Member States are required to impose penalties for non-compliance, with the maximum limit set at not less than 5% of the net worldwide turnover of the company. For in-scope companies where thresholds are met by their ultimate parent company, penalties are calculated based on the consolidated group turnover reported by the ultimate parent company. These penalties serve as a deterrent to ensure companies take their due diligence obligations seriously. 

Member State rules must facilitate civil liability actions for alleged injured parties or third parties acting on their behalf. This includes provisions for bringing damages claims within a specified limitation period, which must be at least five years from the cessation of the infringement.
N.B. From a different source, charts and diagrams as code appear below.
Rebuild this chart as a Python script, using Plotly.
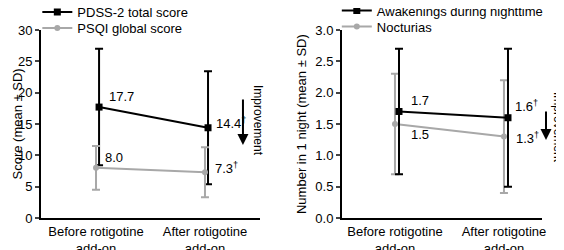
import plotly.graph_objects as go

categories = ["Before rotigotine<br>add-on", "After rotigotine<br>add-on"]

pdss_mean = [17.7, 14.4]
pdss_sd = [9.3, 9.0]
psqi_mean = [8.0, 7.3]
psqi_sd = [3.5, 4.0]
pdss_labels = ["17.7", "14.4<sup>†</sup>"]
psqi_labels = ["8.0", "7.3<sup>†</sup>"]

awak_mean = [1.7, 1.6]
awak_sd = [1.0, 1.1]
noct_mean = [1.5, 1.3]
noct_sd = [0.8, 0.9]
awak_labels = ["1.7", "1.6<sup>†</sup>"]
noct_labels = ["1.5", "1.3<sup>†</sup>"]

left_ticks = [0, 5, 10, 15, 20, 25, 30]
right_ticks = [0.0, 0.5, 1.0, 1.5, 2.0, 2.5, 3.0]
right_ticktext = ["0.0", "0.5", "1.0", "1.5", "2.0", "2.5", "3.0"]

BLACK = "#000000"
GREY = "#a8a8a8"
FONT = "Liberation Sans, Arial, sans-serif"
FS = 13

xpos = [0, 1]
off_l = 0.028
off_r = 0.037

fig = go.Figure()

# Left panel
fig.add_trace(go.Scatter(
    x=[v + off_l for v in xpos], y=pdss_mean, mode="lines+markers", name="PDSS-2 total score",
    line=dict(color=BLACK, width=2), marker=dict(symbol="square", size=7, color=BLACK),
    error_y=dict(type="data", array=pdss_sd, color=BLACK, thickness=2, width=4),
    xaxis="x", yaxis="y", legend="legend"))
fig.add_trace(go.Scatter(
    x=xpos, y=psqi_mean, mode="lines+markers", name="PSQI global score",
    line=dict(color=GREY, width=2), marker=dict(symbol="circle", size=6, color=GREY),
    error_y=dict(type="data", array=psqi_sd, color=GREY, thickness=2, width=4),
    xaxis="x", yaxis="y", legend="legend2"))

# Right panel
fig.add_trace(go.Scatter(
    x=xpos, y=noct_mean, mode="lines+markers", name="Nocturias",
    line=dict(color=GREY, width=2), marker=dict(symbol="circle", size=6, color=GREY),
    error_y=dict(type="data", array=noct_sd, color=GREY, thickness=2, width=4),
    xaxis="x2", yaxis="y2", legend="legend4"))
fig.add_trace(go.Scatter(
    x=[v + off_r for v in xpos], y=awak_mean, mode="lines+markers", name="Awakenings during nighttime",
    line=dict(color=BLACK, width=2), marker=dict(symbol="square", size=7, color=BLACK),
    error_y=dict(type="data", array=awak_sd, color=BLACK, thickness=2, width=4),
    xaxis="x2", yaxis="y2", legend="legend3"))

ann = []
lab_font = dict(size=FS, color=BLACK, family=FONT)
pdss_shift = [(8, 11), (6, 5)]
psqi_shift = [(7, 10), (8, 4)]
awak_shift = [(10, 11), (5, 12)]
noct_shift = [(14, -10), (10, -1)]
for i in range(2):
    ann.append(dict(x=xpos[i] + off_l, y=pdss_mean[i], xref="x", yref="y", text=pdss_labels[i],
                    showarrow=False, xanchor="left", yanchor="middle",
                    xshift=pdss_shift[i][0], yshift=pdss_shift[i][1], font=lab_font))
    ann.append(dict(x=xpos[i], y=psqi_mean[i], xref="x", yref="y", text=psqi_labels[i],
                    showarrow=False, xanchor="left", yanchor="middle",
                    xshift=psqi_shift[i][0], yshift=psqi_shift[i][1], font=lab_font))
    ann.append(dict(x=xpos[i] + off_r, y=awak_mean[i], xref="x2", yref="y2", text=awak_labels[i],
                    showarrow=False, xanchor="left", yanchor="middle",
                    xshift=awak_shift[i][0], yshift=awak_shift[i][1], font=lab_font))
    ann.append(dict(x=xpos[i], y=noct_mean[i], xref="x2", yref="y2", text=noct_labels[i],
                    showarrow=False, xanchor="left", yanchor="middle",
                    xshift=noct_shift[i][0], yshift=noct_shift[i][1], font=lab_font))

# Improvement arrows and text
for (ax_x, tx_x, head_y, tail_len, txt_y) in [(0.4166, 0.4433, 0.452, 47, 0.552),
                                               (0.9539, 0.9752, 0.472, 30, 0.524)]:
    ann.append(dict(x=ax_x, y=head_y, xref="paper", yref="paper", text="", showarrow=True,
                    arrowhead=2, arrowsize=1.1, arrowwidth=2, arrowcolor=BLACK, ax=0, ay=-tail_len))
    ann.append(dict(x=tx_x, y=txt_y, xref="paper", yref="paper", text="Improvement", showarrow=False,
                    xanchor="center", yanchor="middle",
                    textangle=90, font=dict(size=12, color=BLACK, family=FONT)))

# Y-axis titles
ann.append(dict(x=0.0, y=0.536, xref="paper", yref="paper", text="Score (mean ± SD)",
                xanchor="left", yanchor="middle",
                showarrow=False, textangle=-90, font=lab_font))
ann.append(dict(x=0.5213, y=0.536, xref="paper", yref="paper", text="Number in 1 night (mean ± SD)",
                xanchor="center", yanchor="middle",
                showarrow=False, textangle=-90, font=lab_font))

axis_common = dict(showline=True, linecolor=BLACK, linewidth=2, showgrid=False, zeroline=False,
                   automargin=False, tickfont=dict(size=FS, color=BLACK, family=FONT))

legend_common = dict(xanchor="left", yanchor="top", bgcolor="rgba(0,0,0,0)", itemwidth=30,
                     font=dict(size=FS, family=FONT))

fig.update_layout(
    width=564, height=250,
    margin=dict(l=0, r=0, t=0, b=0, autoexpand=False),
    paper_bgcolor="white", plot_bgcolor="white",
    font=dict(family=FONT, size=FS, color=BLACK),
    showlegend=True,
    xaxis=dict(domain=[0.0585, 0.4468], range=[-0.505, 1.505], tickvals=xpos, ticktext=categories,
               ticks="", anchor="y", **axis_common),
    yaxis=dict(domain=[0.16, 0.912], range=[0, 30], tickvals=left_ticks, ticks="outside", ticklen=4,
               tickwidth=2, anchor="x", **axis_common),
    xaxis2=dict(domain=[0.5922, 0.9468], range=[-0.486, 1.349], tickvals=xpos, ticktext=categories,
                ticks="", anchor="y2", **axis_common),
    yaxis2=dict(domain=[0.16, 0.912], range=[0, 3], tickvals=right_ticks, ticktext=right_ticktext,
                ticks="outside", ticklen=4, tickwidth=2, anchor="x2", **axis_common),
    legend=dict(x=0.052, y=1.044, **legend_common),
    legend2=dict(x=0.052, y=0.98, **legend_common),
    legend3=dict(x=0.583, y=1.05, **legend_common),
    legend4=dict(x=0.583, y=0.986, **legend_common),
    annotations=ann,
)

fig.write_html("out.html")
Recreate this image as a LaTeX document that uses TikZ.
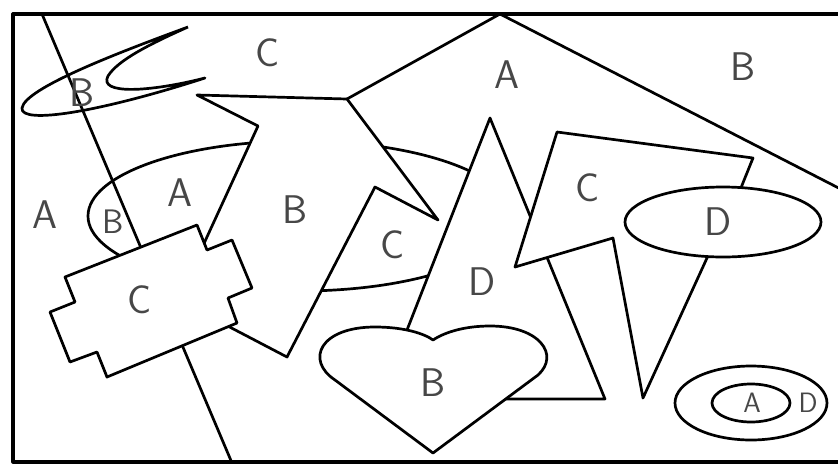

The limitation period ensures that claimants have sufficient time to bring legal actions for damages arising from CS3D non-compliance. Additionally, the CS3D does not require Member States to extend their provisions on representative actions, as defined in the Representative Actions Directive. 

By establishing clear enforcement mechanisms and civil liability provisions, the Directive aims to ensure corporate accountability and promote responsible business conduct across the EU. 


In conclusion, CS3D represents a shift in corporate accountability, placing sustainability and responsible business conduct at the forefront of corporate governance. By mandating comprehensive due diligence measures and fostering stakeholder engagement, CS3D aims to drive positive social, environmental, and economic outcomes, paving the way for a more sustainable future for businesses and society.